### Supplied records
# # # # #

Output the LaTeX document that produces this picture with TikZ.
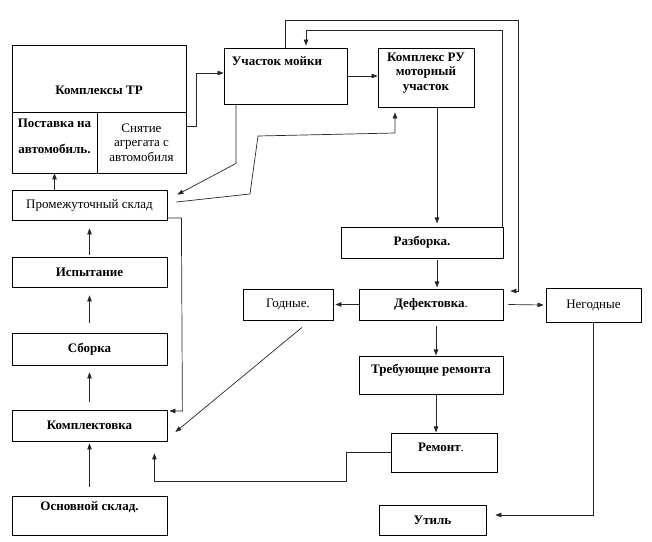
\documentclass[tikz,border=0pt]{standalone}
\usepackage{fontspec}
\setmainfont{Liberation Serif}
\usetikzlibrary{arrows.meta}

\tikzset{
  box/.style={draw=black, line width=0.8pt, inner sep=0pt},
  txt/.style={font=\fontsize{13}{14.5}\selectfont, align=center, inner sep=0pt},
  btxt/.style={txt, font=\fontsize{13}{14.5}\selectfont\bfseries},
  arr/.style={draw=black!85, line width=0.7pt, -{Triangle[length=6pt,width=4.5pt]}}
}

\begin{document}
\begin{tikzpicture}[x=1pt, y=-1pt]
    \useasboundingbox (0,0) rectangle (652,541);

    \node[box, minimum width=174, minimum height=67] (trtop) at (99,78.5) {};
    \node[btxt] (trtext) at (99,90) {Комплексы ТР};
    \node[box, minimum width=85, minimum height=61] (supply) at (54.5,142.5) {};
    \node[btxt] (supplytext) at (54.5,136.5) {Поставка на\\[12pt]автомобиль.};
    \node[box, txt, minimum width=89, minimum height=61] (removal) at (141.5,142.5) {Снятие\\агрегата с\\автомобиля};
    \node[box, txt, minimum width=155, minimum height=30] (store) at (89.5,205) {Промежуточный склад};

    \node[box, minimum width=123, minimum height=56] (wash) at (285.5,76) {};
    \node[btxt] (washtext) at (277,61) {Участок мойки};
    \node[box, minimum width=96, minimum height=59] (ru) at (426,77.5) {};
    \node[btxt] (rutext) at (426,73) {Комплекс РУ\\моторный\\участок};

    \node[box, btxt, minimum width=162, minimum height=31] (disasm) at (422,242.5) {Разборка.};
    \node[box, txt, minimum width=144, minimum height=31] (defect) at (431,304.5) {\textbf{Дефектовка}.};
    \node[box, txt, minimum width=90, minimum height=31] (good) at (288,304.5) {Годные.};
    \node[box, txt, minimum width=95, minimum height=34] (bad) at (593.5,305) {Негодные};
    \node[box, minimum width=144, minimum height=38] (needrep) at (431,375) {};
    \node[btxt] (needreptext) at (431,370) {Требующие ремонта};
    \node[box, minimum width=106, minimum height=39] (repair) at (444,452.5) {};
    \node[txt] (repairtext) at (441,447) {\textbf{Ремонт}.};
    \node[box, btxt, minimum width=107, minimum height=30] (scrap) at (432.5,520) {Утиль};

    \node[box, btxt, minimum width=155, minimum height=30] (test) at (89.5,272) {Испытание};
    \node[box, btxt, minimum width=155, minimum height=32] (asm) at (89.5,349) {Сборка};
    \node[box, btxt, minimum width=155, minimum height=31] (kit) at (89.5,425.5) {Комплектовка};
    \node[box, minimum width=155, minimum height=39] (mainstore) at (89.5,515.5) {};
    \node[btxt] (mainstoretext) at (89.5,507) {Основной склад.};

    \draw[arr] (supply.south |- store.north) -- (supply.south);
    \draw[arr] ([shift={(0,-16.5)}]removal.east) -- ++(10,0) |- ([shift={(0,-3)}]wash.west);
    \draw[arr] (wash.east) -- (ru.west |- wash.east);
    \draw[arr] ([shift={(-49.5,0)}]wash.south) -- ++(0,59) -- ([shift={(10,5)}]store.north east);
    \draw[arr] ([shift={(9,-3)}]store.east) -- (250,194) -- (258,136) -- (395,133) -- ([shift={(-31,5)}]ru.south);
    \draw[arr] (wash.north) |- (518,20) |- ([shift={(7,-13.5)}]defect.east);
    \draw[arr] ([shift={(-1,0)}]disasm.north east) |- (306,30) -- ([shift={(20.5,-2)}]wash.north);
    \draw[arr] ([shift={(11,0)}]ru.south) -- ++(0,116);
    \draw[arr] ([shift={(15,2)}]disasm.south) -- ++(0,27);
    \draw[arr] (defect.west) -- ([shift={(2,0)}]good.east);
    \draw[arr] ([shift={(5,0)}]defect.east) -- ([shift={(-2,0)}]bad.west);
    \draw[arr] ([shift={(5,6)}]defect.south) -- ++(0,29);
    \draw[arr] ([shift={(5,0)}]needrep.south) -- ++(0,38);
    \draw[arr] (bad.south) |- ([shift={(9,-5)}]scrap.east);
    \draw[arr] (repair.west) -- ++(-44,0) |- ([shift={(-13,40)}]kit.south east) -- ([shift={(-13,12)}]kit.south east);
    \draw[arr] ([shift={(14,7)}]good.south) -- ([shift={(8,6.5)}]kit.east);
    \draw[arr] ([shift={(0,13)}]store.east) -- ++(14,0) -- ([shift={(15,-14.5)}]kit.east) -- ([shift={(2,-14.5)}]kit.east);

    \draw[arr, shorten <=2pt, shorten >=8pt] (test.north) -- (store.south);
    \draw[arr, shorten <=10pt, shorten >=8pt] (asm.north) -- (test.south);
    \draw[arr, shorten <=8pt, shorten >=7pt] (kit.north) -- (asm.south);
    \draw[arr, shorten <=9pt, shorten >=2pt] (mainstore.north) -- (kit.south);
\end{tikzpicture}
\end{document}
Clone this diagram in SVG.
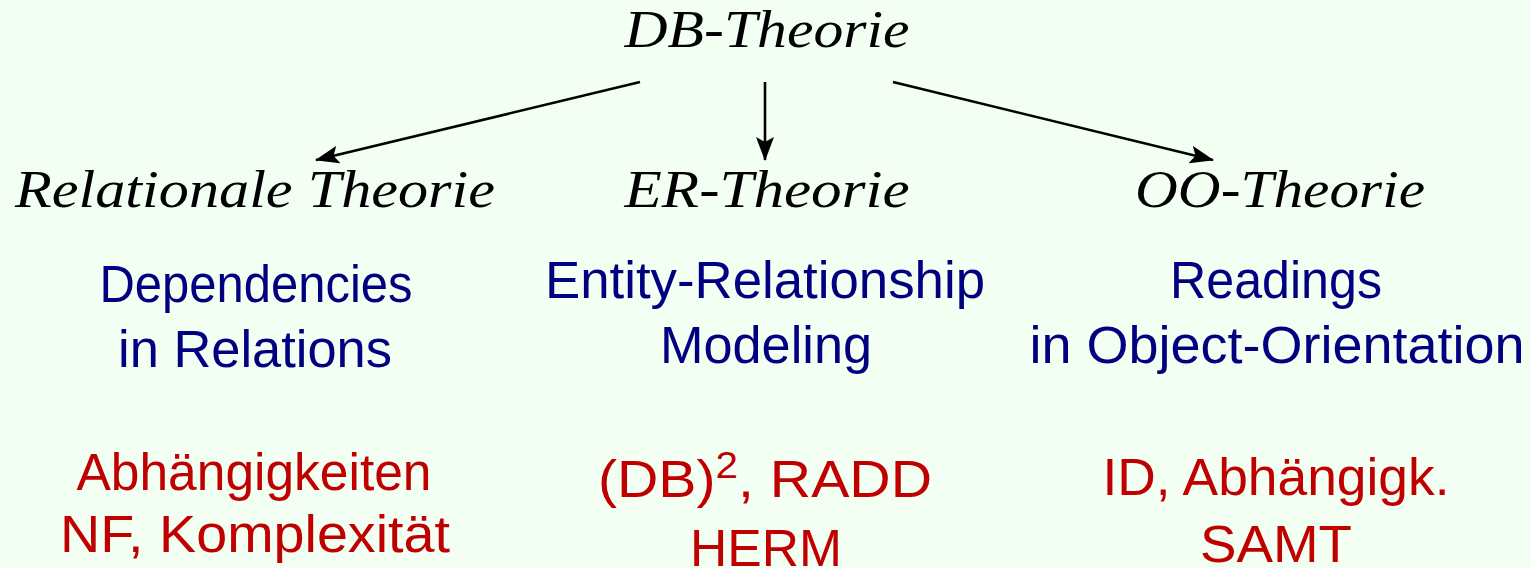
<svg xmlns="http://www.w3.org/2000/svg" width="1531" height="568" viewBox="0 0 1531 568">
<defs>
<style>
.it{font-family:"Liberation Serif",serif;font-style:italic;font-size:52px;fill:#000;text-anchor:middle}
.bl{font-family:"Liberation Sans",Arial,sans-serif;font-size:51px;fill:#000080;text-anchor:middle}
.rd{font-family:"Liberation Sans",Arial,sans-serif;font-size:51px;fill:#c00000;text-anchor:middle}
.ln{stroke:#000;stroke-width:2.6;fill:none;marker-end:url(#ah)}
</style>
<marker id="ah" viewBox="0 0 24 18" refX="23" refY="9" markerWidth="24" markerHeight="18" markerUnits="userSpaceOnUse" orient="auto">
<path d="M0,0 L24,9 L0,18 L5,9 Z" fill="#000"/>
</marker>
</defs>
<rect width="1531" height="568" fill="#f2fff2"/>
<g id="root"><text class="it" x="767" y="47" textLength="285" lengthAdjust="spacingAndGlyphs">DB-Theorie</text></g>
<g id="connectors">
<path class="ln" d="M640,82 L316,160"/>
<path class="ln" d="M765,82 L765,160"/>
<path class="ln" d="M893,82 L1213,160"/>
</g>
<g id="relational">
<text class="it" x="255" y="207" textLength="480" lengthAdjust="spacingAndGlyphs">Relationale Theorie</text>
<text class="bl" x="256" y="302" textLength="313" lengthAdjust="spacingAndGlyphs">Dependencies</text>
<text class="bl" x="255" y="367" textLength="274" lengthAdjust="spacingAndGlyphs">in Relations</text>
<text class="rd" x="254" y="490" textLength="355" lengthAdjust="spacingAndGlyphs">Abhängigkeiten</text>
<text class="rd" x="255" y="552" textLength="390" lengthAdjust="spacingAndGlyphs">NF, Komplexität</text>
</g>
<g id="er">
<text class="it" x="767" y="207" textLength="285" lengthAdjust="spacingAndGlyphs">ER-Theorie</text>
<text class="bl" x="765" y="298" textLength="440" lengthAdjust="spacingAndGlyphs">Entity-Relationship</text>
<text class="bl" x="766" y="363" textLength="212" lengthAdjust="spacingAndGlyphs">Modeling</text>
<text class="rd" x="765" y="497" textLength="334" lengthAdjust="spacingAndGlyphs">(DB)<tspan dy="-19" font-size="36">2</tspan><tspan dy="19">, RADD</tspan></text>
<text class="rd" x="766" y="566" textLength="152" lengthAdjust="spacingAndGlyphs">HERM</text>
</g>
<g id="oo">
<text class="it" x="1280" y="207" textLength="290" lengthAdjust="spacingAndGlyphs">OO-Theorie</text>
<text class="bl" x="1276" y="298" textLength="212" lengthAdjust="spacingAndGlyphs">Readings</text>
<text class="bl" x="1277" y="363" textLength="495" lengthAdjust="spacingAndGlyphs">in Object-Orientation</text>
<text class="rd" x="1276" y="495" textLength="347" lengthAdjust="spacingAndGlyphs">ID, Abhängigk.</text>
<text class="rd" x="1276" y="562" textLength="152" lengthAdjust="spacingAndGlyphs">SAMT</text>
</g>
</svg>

# # # # #

### What is being asked
Quote, please, every line of the material above from its start through the line that has "(0,0) rectangle (652,541);", reproducing the words exactly and dropping any images.

### Response
Output the LaTeX document that produces this picture with TikZ.
\documentclass[tikz,border=0pt]{standalone}
\usepackage{fontspec}
\setmainfont{Liberation Serif}
\usetikzlibrary{arrows.meta}

\tikzset{
  box/.style={draw=black, line width=0.8pt, inner sep=0pt},
  txt/.style={font=\fontsize{13}{14.5}\selectfont, align=center, inner sep=0pt},
  btxt/.style={txt, font=\fontsize{13}{14.5}\selectfont\bfseries},
  arr/.style={draw=black!85, line width=0.7pt, -{Triangle[length=6pt,width=4.5pt]}}
}

\begin{document}
\begin{tikzpicture}[x=1pt, y=-1pt]
    \useasboundingbox (0,0) rectangle (652,541);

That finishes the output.